Vibe-Coded App Launch Checklist
A builder-friendly launch checklist for AI-built apps that are almost ready for real users.
Vibe coding gets you to a working app quickly. It does not automatically get you to a launch-ready app.
That gap is where a lot of good projects lose momentum.
The app exists. The demo works. The builder knows what it is supposed to do. But the first stranger who opens it sees something else: a vague first screen, a missing empty state, a broken auth edge case, a weird mobile layout, or a console error that nobody noticed.
Use this checklist before you send the app to real users.
1. Explain the product in one screen
Your first screen has one job: help someone decide if they are in the right place.
Check:
- the page says what the app does
- the primary action is visible
- the copy is specific, not generic
- the user can tell who the app is for
- the next step is obvious
Bad first-screen copy sounds like this:
"AI-powered platform for productivity and insights."
Better:
"Paste a customer interview. Get the 5 objections that keep showing up."
Specific beats impressive.
2. Make the main path boringly obvious
Pick the core path. Do not test ten things at once.
For example:
- paste a URL
- upload a file
- create a workspace
- generate a result
- share a link
- invite a teammate
Now run that path in a clean browser.
Look for anything that makes you think, "A user will probably figure this out."

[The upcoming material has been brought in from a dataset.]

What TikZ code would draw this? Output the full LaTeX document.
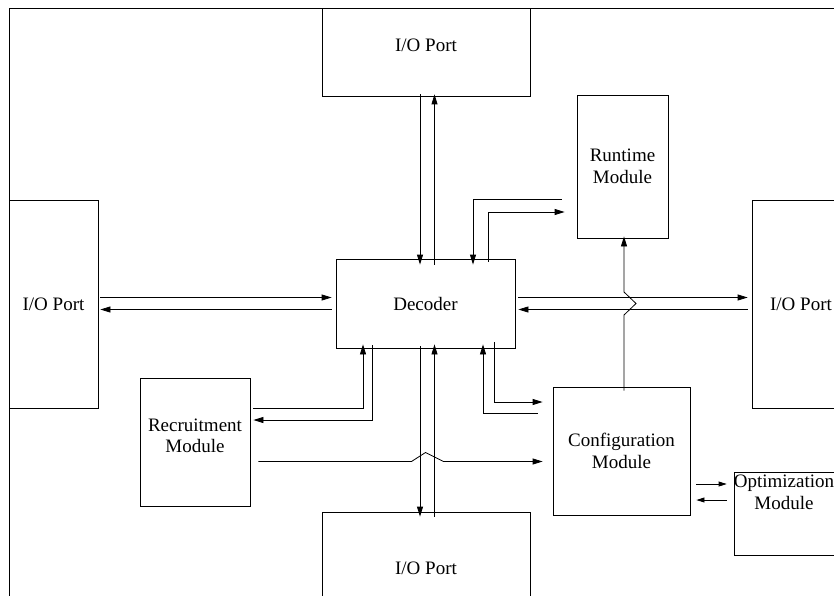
\documentclass[tikz,border=0pt]{standalone}
\usepackage{fontspec}
\setmainfont{Liberation Serif}
\usetikzlibrary{arrows.meta}
\begin{document}
\begin{tikzpicture}[x=1pt,y=-1pt,
  box/.style={draw,line width=0.8pt,rectangle,inner sep=0pt,align=center,
    font=\fontsize{19}{21.5}\selectfont},
  txt/.style={align=center,inner sep=0pt,font=\fontsize{19}{21.5}\selectfont},
  wire/.style={line width=0.8pt},
  arr/.style={wire,-{Triangle[length=10pt,width=6pt]}},
  sarr/.style={wire,-{Triangle[length=8pt,width=5pt]}}]
\clip (0,0) rectangle (834,596);
\fill[white] (0,0) rectangle (834,596);

% blocks
\node[box,minimum width=208pt,minimum height=88pt,
  label={[txt,yshift=7pt]center:I/O Port}] (topio) at (426,52) {};
\node[box,minimum width=89pt, minimum height=208pt] (leftio)  at (53.5,304)  {I/O Port};
\node[box,minimum width=98pt, minimum height=208pt] (rightio) at (801,304)   {I/O Port};
\node[box,minimum width=179pt,minimum height=89pt]  (dec)     at (425.5,303.5) {Decoder};
\node[box,minimum width=91pt, minimum height=143pt] (run)     at (622.5,166.5) {Runtime\\Module};
\node[box,minimum width=110pt,minimum height=128pt,
  label={[txt,yshift=6pt]center:Recruitment\\Module}] (rec) at (195,442) {};
\node[box,minimum width=137pt,minimum height=128pt] (conf)    at (621.5,451) {Configuration\\Module};
\node[box,minimum width=106pt,minimum height=83pt,
  label={[txt,xshift=-3pt,yshift=21pt]center:Optimization\\Module}] (opt) at (787,513.5) {};
\node[box,minimum width=208pt,minimum height=112pt] (botio)   at (426,568)   {I/O Port};

% outer frame (top and left edges)
\draw[wire] (840,8) -- (9,8) -- (9,600);

% helper positions for the wires
\coordinate (xa) at (420,0);
\coordinate (xb) at (434.5,0);
\coordinate (xr1) at (473,199);
\coordinate (xr2) at (488,212);
\coordinate (xc) at (624,0);
\coordinate (ya) at (0,297.5);
\coordinate (yb) at (0,309.5);
\coordinate (xl1) at (363,408);
\coordinate (xl2) at (372,420);
\coordinate (xk1) at (494,402);
\coordinate (xk2) at (483,413);
\coordinate (ym) at (0,461.5);
\coordinate (yo1) at (0,484);
\coordinate (yo2) at (0,500);

% top port <-> decoder
\draw[arr] ([yshift=2pt]topio.south -| xa) -- ([yshift=-6pt]dec.north -| xa);
\draw[arr] ([yshift=-6pt]dec.north -| xb) -- ([yshift=2pt]topio.south -| xb);

% runtime <-> decoder
\draw[arr] ([xshift=-15pt]run.west |- xr1) -- (xr1) -- ([yshift=-6pt]dec.north -| xr1);
\draw[arr] ([yshift=-3pt]dec.north -| xr2) -- (xr2) -- ([xshift=-12pt]run.west |- xr2);

% left port <-> decoder
\draw[arr] ([xshift=2pt]leftio.east |- ya) -- ([xshift=-4pt]dec.west |- ya);
\draw[arr] ([xshift=-4pt]dec.west |- yb) -- ([xshift=2pt]leftio.east |- yb);

% right port <-> decoder
\draw[arr] ([xshift=3pt]dec.east |- ya) -- ([xshift=-4pt]rightio.west |- ya);
\draw[arr] ([xshift=-4pt]rightio.west |- yb) -- ([xshift=3pt]dec.east |- yb);

% configuration -> runtime, hopping over the decoder wires
\draw[arr] ([yshift=-4pt]conf.north -| xc) -- (624,315) -- (636,303.5) -- (624,292)
  -- ([yshift=2pt]run.south -| xc);

% decoder <-> bottom port
\draw[arr] ([yshift=2pt]dec.south -| xa) -- ([yshift=-5pt]botio.north -| xa);
\draw[arr] ([yshift=-5pt]botio.north -| xb) -- ([yshift=4pt]dec.south -| xb);

% recruitment <-> decoder
\draw[arr] ([xshift=3pt]rec.east |- xl1) -- (xl1) -- ([yshift=4pt]dec.south -| xl1);
\draw[arr] ([yshift=3pt]dec.south -| xl2) -- (xl2) -- ([xshift=3pt]rec.east |- xl2);

% decoder <-> configuration
\draw[arr] ([yshift=6pt]dec.south -| xk1) -- (xk1) -- ([xshift=-10pt]conf.west |- xk1);
\draw[arr] ([xshift=-15pt]conf.west |- xk2) -- (xk2) -- ([yshift=4pt]dec.south -| xk2);

% recruitment -> configuration, hopping over the bottom port wires
\draw[arr] ([xshift=8pt]rec.east |- ym) -- (411.5,461.5) -- (425.5,452.5) -- (443.5,461.5)
  -- ([xshift=-10pt]conf.west |- ym);

% configuration <-> optimization
\draw[sarr] ([xshift=6pt]conf.east |- yo1) -- ([xshift=-7pt]opt.west |- yo1);
\draw[sarr] ([xshift=-7pt]opt.west |- yo2) -- ([xshift=6pt]conf.east |- yo2);
\end{tikzpicture}
\end{document}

That is usually a bug wearing a product hat.
3. Test mobile even if you built on desktop
A lot of AI-built apps look fine at 1440px and fall apart on a phone.
Check:
- buttons are tappable
- inputs are not squeezed
- sticky headers do not cover content
- modals fit the screen
- tables do not become unusable
- important actions are not hidden below decorative sections
You do not need a perfect mobile app for every product. You do need the public path to avoid feeling abandoned.

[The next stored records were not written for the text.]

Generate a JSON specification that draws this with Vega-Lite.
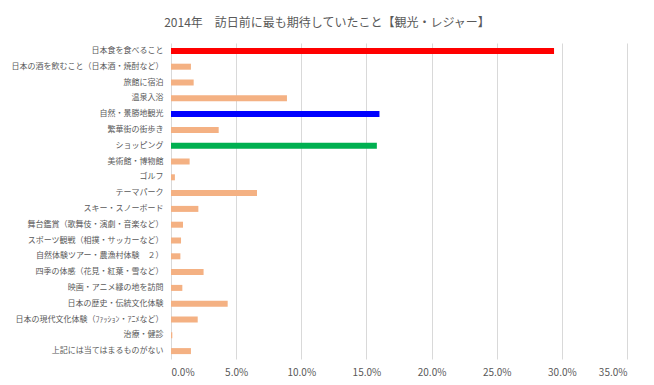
{
  "$schema": "https://vega.github.io/schema/vega-lite/v6.json",
  "width": 456,
  "height": 316,
  "autosize": {"type": "none"},
  "padding": {"left": 171, "top": 43, "right": 27, "bottom": 26},
  "background": "white",
  "title": {
    "text": "2014年　訪日前に最も期待していたこと【観光・レジャー】",
    "font": "Noto Sans CJK JP",
    "fontSize": 12,
    "fontWeight": "normal",
    "color": "#595959",
    "anchor": "middle",
    "dx": -72,
    "offset": 13
  },
  "config": {
    "view": {"stroke": null},
    "font": "Noto Sans CJK JP"
  },
  "data": {
    "values": [
      {"item": "日本食を食べること", "value": 0.294},
      {"item": "日本の酒を飲むこと（日本酒・焼酎など）", "value": 0.0153},
      {"item": "旅館に宿泊", "value": 0.0174},
      {"item": "温泉入浴", "value": 0.089},
      {"item": "自然・景勝地観光", "value": 0.160},
      {"item": "繁華街の街歩き", "value": 0.0366},
      {"item": "ショッピング", "value": 0.158},
      {"item": "美術館・博物館", "value": 0.0143},
      {"item": "ゴルフ", "value": 0.003},
      {"item": "テーマパーク", "value": 0.066},
      {"item": "スキー・スノーボード", "value": 0.021},
      {"item": "舞台鑑賞（歌舞伎・演劇・音楽など）", "value": 0.0092},
      {"item": "スポーツ観戦（相撲・サッカーなど）", "value": 0.0077},
      {"item": "自然体験ツアー・農漁村体験　２）", "value": 0.0072},
      {"item": "四季の体感（花見・紅葉・雪など）", "value": 0.025},
      {"item": "映画・アニメ縁の地を訪問", "value": 0.0087},
      {"item": "日本の歴史・伝統文化体験", "value": 0.0435},
      {"item": "日本の現代文化体験（ﾌｧｯｼｮﾝ・ｱﾆﾒなど）", "value": 0.0205},
      {"item": "治療・健診", "value": 0.001},
      {"item": "上記には当てはまるものがない", "value": 0.0153}
    ]
  },
  "mark": {"type": "bar"},
  "encoding": {
    "y": {
      "field": "item",
      "type": "nominal",
      "sort": null,
      "scale": {"paddingInner": 0.62, "paddingOuter": 0.31},
      "axis": {
        "title": null,
        "ticks": false,
        "domain": false,
        "grid": false,
        "labelFontSize": 8,
        "labelColor": "#595959",
        "labelPadding": 8,
        "labelLimit": 200
      }
    },
    "x": {
      "field": "value",
      "type": "quantitative",
      "scale": {"domain": [0, 0.35], "nice": false},
      "axis": {
        "title": null,
        "format": ".1%",
        "values": [0, 0.05, 0.1, 0.15, 0.2, 0.25, 0.3, 0.35],
        "ticks": false,
        "domain": false,
        "grid": true,
        "gridColor": "#d9d9d9",
        "labelFontSize": 10,
        "labelColor": "#595959",
        "labelPadding": 8
      }
    },
    "color": {
      "condition": [
        {"test": "datum.item === '日本食を食べること'", "value": "#FF0000"},
        {"test": "datum.item === '自然・景勝地観光'", "value": "#0000FF"},
        {"test": "datum.item === 'ショッピング'", "value": "#00B050"}
      ],
      "value": "#F4B183"
    }
  }
}
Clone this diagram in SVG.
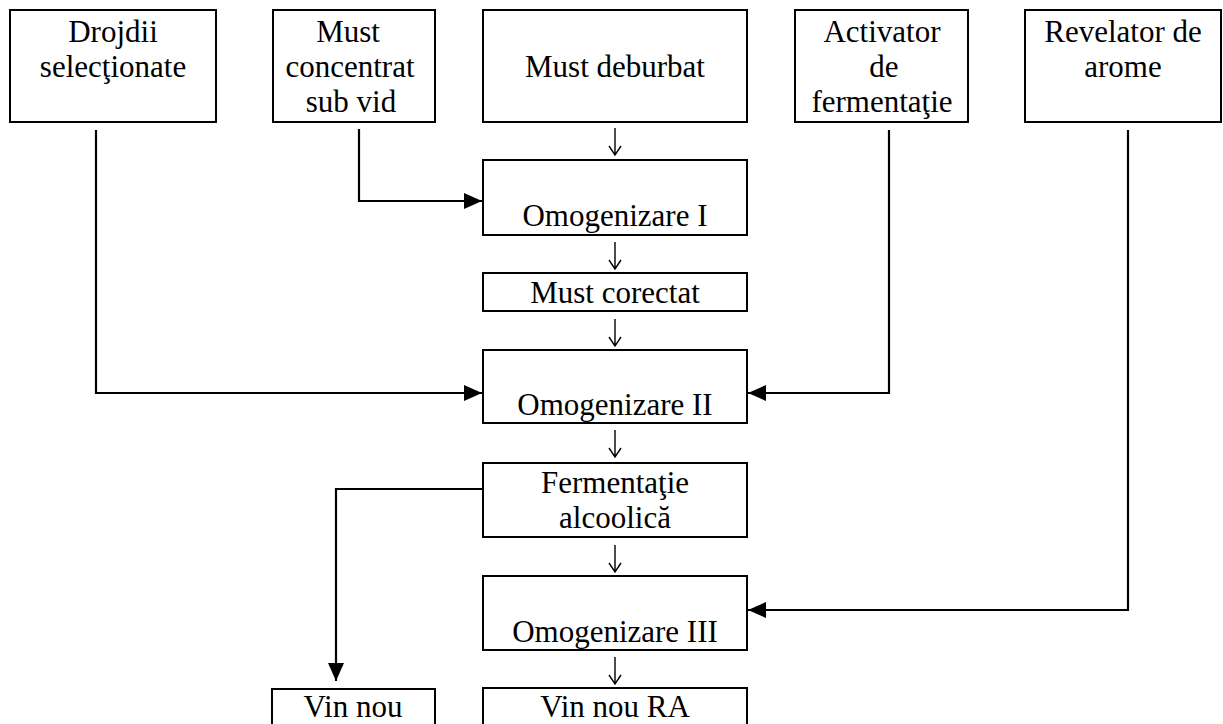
<svg xmlns="http://www.w3.org/2000/svg" width="1223" height="724" viewBox="0 0 1223 724">
  <style>
    .box { fill: #fff; stroke: #000; stroke-width: 2; }
    .lbl { font-family: "Liberation Serif", "Times New Roman", serif; font-size: 31px; fill: #000; text-anchor: middle; }
    .link { fill: none; stroke: #000; stroke-width: 2.2; }
    .down { fill: none; stroke: #000; stroke-width: 1.4; }
  </style>
  <defs>
    <marker id="head" markerUnits="userSpaceOnUse" viewBox="0 0 18 16" refX="18" refY="8" markerWidth="18" markerHeight="16" orient="auto">
      <path d="M0,0 L18,8 L0,16 Z" fill="#000"/>
    </marker>
    <!-- small open arrow used between the steps of the main column -->
    <path id="step" d="M0,0 V27 M-6,18 L0,27 L6,18"/>
  </defs>
  <rect width="1223" height="724" fill="#fff"/>

  <!-- inputs, top row -->
  <g id="drojdii">
    <rect class="box" x="10" y="10" width="206" height="112"/>
    <text class="lbl" x="113" y="42">Drojdii</text>
    <text class="lbl" x="113" y="77">selecţionate</text>
  </g>
  <g id="must-concentrat">
    <rect class="box" x="273" y="10" width="162" height="112"/>
    <text class="lbl" x="348" y="42">Must</text>
    <text class="lbl" x="350" y="77">concentrat</text>
    <text class="lbl" x="351" y="112">sub vid</text>
  </g>
  <g id="must-deburbat">
    <rect class="box" x="483" y="10" width="264" height="112"/>
    <text class="lbl" x="615" y="77">Must deburbat</text>
  </g>
  <g id="activator">
    <rect class="box" x="795" y="10" width="173" height="112"/>
    <text class="lbl" x="882" y="42">Activator</text>
    <text class="lbl" x="884" y="77">de</text>
    <text class="lbl" x="882" y="112">fermentaţie</text>
  </g>
  <g id="revelator">
    <rect class="box" x="1025" y="10" width="196" height="112"/>
    <text class="lbl" x="1123" y="42">Revelator de</text>
    <text class="lbl" x="1123" y="77">arome</text>
  </g>

  <!-- main process column -->
  <g id="omogenizare-1">
    <rect class="box" x="483" y="160" width="264" height="75"/>
    <text class="lbl" x="615" y="226">Omogenizare I</text>
  </g>
  <g id="must-corectat">
    <rect class="box" x="483" y="273" width="264" height="38"/>
    <text class="lbl" x="615" y="303">Must corectat</text>
  </g>
  <g id="omogenizare-2">
    <rect class="box" x="483" y="350" width="264" height="73"/>
    <text class="lbl" x="615" y="415">Omogenizare II</text>
  </g>
  <g id="fermentatie">
    <rect class="box" x="483" y="463" width="264" height="74"/>
    <text class="lbl" x="615" y="493">Fermentaţie</text>
    <text class="lbl" x="615" y="528">alcoolică</text>
  </g>
  <g id="omogenizare-3">
    <rect class="box" x="483" y="576" width="264" height="74"/>
    <text class="lbl" x="615" y="642">Omogenizare III</text>
  </g>
  <g id="vin-nou-ra">
    <rect class="box" x="483" y="688" width="264" height="60"/>
    <text class="lbl" x="615" y="717">Vin nou RA</text>
  </g>
  <g id="vin-nou">
    <rect class="box" x="272" y="689" width="163" height="60"/>
    <text class="lbl" x="353" y="717">Vin nou</text>
  </g>

  <!-- connectors -->
  <g id="connectors">
    <use href="#step" class="down" x="615" y="128"/>
    <use href="#step" class="down" x="615" y="242"/>
    <use href="#step" class="down" x="615" y="319"/>
    <use href="#step" class="down" x="615" y="430"/>
    <use href="#step" class="down" x="615" y="545"/>
    <use href="#step" class="down" x="615" y="657"/>
    <path class="link" d="M96,130 V393 H482" marker-end="url(#head)"/>
    <path class="link" d="M359,129 V201 H482" marker-end="url(#head)"/>
    <path class="link" d="M889,130 V393 H748" marker-end="url(#head)"/>
    <path class="link" d="M1128,130 V610 H748" marker-end="url(#head)"/>
    <path class="link" d="M483,489 H336 V681" marker-end="url(#head)"/>
  </g>
</svg>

4. Review auth and permissions
Auth bugs are launch killers because they block intent.
Check:
- logged-out users know why they need to sign in
- return paths preserve context
- private pages are actually private
- admin routes are not reachable
- users cannot see another user's data
- logout/login does not create weird stale state
If your app has teams, projects, dashboards, uploads, or payments, test at least two accounts. Single-account testing hides permission bugs.
5. Check the launch basics
Before you ask anyone to click, make sure the basics are there:
- HTTPS works
- title tag exists
- meta description exists
- Open Graph image works
- canonical URL is correct
- sitemap includes public pages
- robots rules are not blocking the page
- favicon works
- error pages are not blank
- contact/support path exists
These are small things. Small things compound into trust.
6. Look for AI-builder leftovers
AI tools are great at producing plausible UI. They are also great at leaving behind almost-right details.
Common leftovers:
- unused buttons
- placeholder copy
- fake testimonials
- generic feature sections
- mock data that looks real
- empty dashboard cards
- "coming soon" links in critical paths
- duplicate components with slightly different behavior
Delete what is not real. A smaller honest app beats a bigger pretend one.
7. Run an AI review before human feedback
Do not spend human feedback on issues a review can catch first.
Run a pass for:
- UX friction
- console errors, failed requests, broken links, and blocked interactions
- public security/header basics
- performance
- SEO and sharing
- fix priority
Then fix the top items and rerun.
The goal is not to get a perfect score. The goal is to avoid wasting your first users on obvious problems.
Current AI Review is a browser-based launch pass, not a complete QA engineer. Still manually test deep auth, two-account permissions, payments, uploads, and anything that depends on private data or business rules.
8. Ask humans better questions
Once the app is stable enough, ask for human feedback.
Do not ask:
"What do you think?"
Ask:
- What did you think this app did before using it?
- Where did you hesitate?
- What made you trust or distrust it?
- What would stop you from using this again?
- What should be fixed before I send this to more people?
That kind of feedback is much easier to act on.
The practical launch sequence
Use this order:
- clean up the first screen
- test the main flow
- check mobile
- verify auth and permissions
- fix SEO and sharing basics
- remove AI-builder leftovers
- run AI Review
- fix the top issues
- submit the app
- launch a Feedback Mission
Vibe coding helps you get to "something exists."
Launch readiness is how you get to "people can use this without you standing next to them."